Police have disclosed the identity of a suspect who allegedly murdered two sisters and their mother at an apartment in northern Seoul, March 23. The Seoul Metropolitan Police Agency held a committee meeting Monday and concluded that disclosing the man's personal information, including his name and photo, was in the best interests of the public, given the heinous nature of the crime.

The suspect, Kim Tae-hyun, who had been stalking a 24-year-old woman with whom he became acquainted in January, posed as a delivery man and deceived the woman's younger sister, who was alone at home, into opening the door, before stabbing her to death. Kim, 24, then waited for the other two women to come home and fatally stabbed them as well. Shockingly, he stayed in the apartment for three days afterwards, consuming food and alcohol alongside the bodies.

The public called out for the identity of the ruthless suspect to be made known, prompting more than 200,000 people to sign an online petition on the website of the presidential office. Therefore the police decided to disclose his identity after holding a committee meeting to discuss the matter and its implications. The disclosure is quite logical because the suspect committed a horrendous crime and there was ample evidence supporting the offenses.

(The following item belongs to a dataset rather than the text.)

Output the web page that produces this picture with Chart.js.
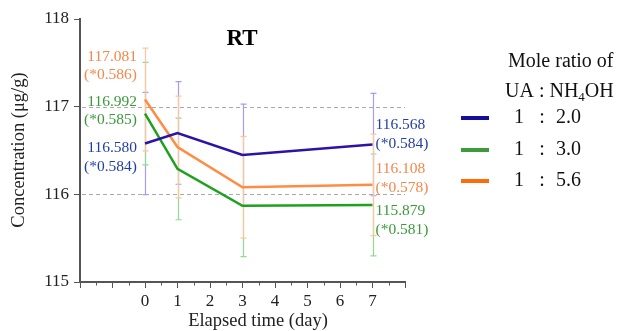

This incident raises the need to toughen the punishment for stalking, which has long been treated only as a misdemeanor. A new Anti-Stalking Law, which will go into effect in September, stipulates that serious offenders can be punished with a jail term of up to five years and a fine of up to 50 million won ($44,000).

But the new law seems inadequate as it falls short of making stalking a felony, and because the offender cannot be punished if the victim refuses to press charges. This loophole seems to be the result of ignoring the reality that offenders may intimidate victims and their relatives into not pressing charges. It's time to be aware of how perilous stalking is and uproot the serious crime. Police should no longer consider stalking as a sign of love, as love is a selfless act.